WHAT TO WORK ON: From the listing below, extract each line containing the string "with".
--- BEGIN DATA FOR PROCESSING ---
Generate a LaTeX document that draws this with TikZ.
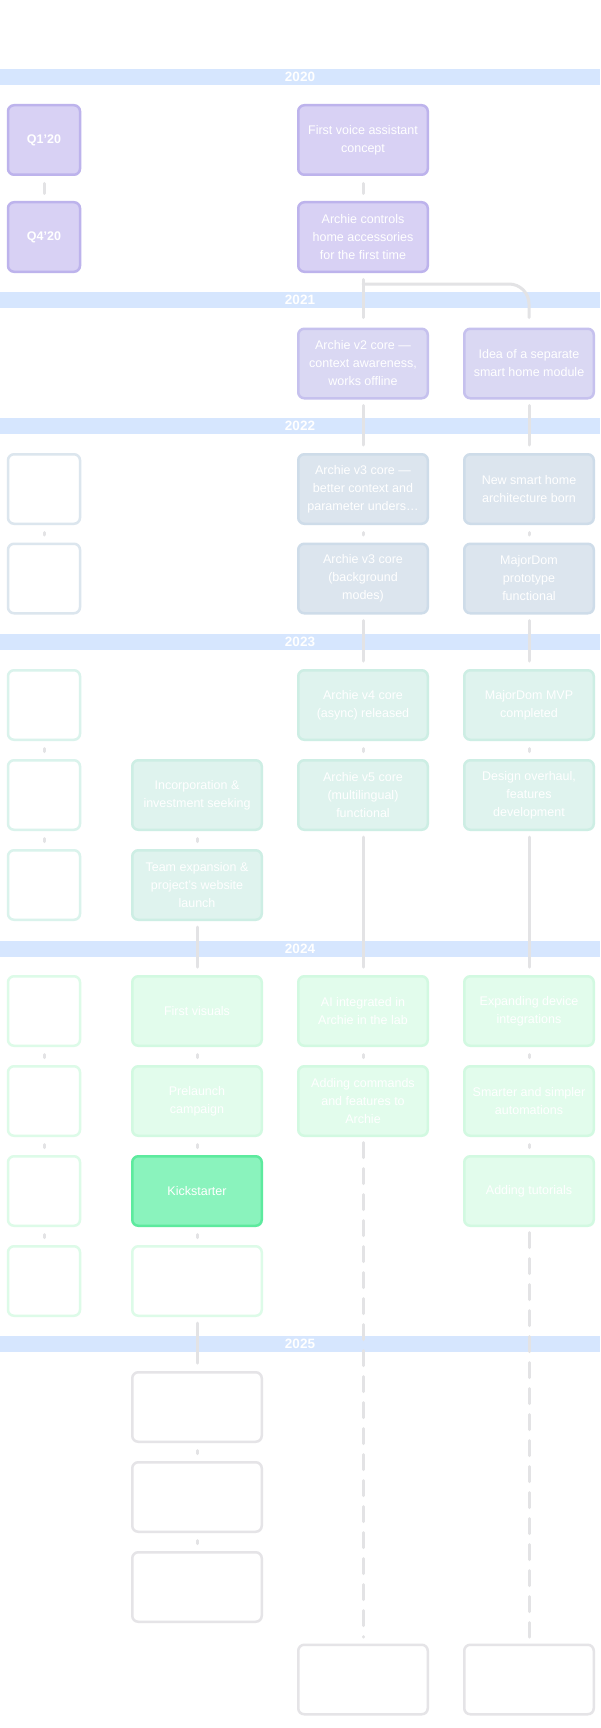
--- END DATA FOR PROCESSING ---
--- BEGIN DATA FOR PROCESSING ---
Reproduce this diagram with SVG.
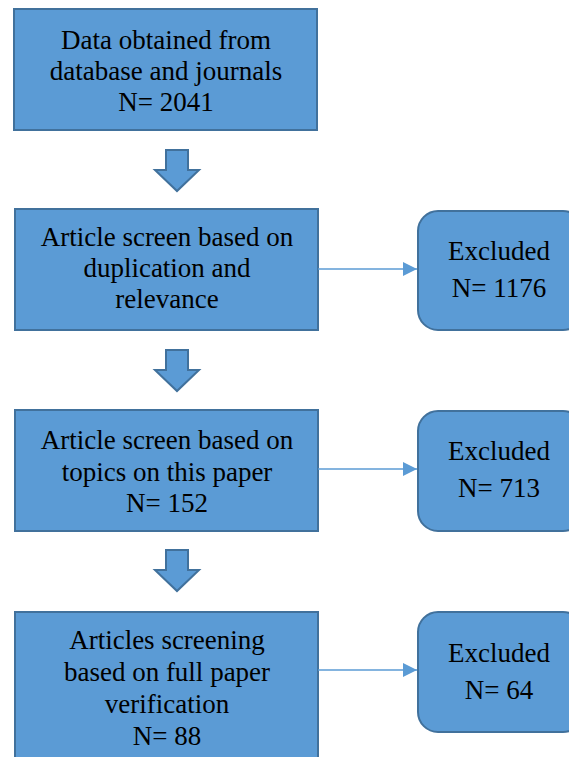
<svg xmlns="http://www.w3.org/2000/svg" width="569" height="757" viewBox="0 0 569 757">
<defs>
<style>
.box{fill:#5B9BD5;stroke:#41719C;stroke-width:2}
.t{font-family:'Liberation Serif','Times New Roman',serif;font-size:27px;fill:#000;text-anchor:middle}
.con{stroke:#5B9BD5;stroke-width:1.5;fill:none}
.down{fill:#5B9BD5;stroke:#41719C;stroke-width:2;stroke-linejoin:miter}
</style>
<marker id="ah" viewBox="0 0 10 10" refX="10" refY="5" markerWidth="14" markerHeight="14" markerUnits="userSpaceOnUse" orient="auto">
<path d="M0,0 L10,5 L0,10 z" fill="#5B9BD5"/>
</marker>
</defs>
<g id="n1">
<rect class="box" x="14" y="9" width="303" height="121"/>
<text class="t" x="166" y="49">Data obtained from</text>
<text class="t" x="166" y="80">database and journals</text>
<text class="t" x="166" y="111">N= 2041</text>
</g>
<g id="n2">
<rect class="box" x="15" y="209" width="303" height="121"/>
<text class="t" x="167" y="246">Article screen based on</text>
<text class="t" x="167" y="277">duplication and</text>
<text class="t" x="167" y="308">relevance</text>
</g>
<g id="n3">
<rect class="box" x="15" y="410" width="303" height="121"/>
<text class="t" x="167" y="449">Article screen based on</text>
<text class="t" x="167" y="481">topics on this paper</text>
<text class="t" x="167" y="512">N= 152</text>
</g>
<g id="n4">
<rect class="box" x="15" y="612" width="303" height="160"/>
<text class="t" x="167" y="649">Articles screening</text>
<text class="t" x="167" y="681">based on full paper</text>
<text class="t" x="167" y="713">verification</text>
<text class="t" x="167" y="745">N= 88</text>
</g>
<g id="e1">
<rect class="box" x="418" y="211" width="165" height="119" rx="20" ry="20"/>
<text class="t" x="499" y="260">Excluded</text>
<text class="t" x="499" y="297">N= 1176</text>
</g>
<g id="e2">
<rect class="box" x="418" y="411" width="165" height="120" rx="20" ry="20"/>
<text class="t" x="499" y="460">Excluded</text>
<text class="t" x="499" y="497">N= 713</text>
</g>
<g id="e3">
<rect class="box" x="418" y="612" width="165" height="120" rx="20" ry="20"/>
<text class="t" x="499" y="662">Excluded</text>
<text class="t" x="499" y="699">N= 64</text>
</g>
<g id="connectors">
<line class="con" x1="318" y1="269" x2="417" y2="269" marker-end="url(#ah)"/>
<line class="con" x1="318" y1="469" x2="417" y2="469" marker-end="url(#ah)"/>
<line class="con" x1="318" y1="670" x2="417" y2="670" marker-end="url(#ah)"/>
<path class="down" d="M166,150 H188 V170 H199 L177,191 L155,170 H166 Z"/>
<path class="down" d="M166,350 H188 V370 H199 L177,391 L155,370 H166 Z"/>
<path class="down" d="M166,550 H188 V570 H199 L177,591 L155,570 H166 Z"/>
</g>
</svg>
--- END DATA FOR PROCESSING ---
OUTPUT FOR THIS TASK:
Generate a LaTeX document that draws this with TikZ.
Reproduce this diagram with SVG.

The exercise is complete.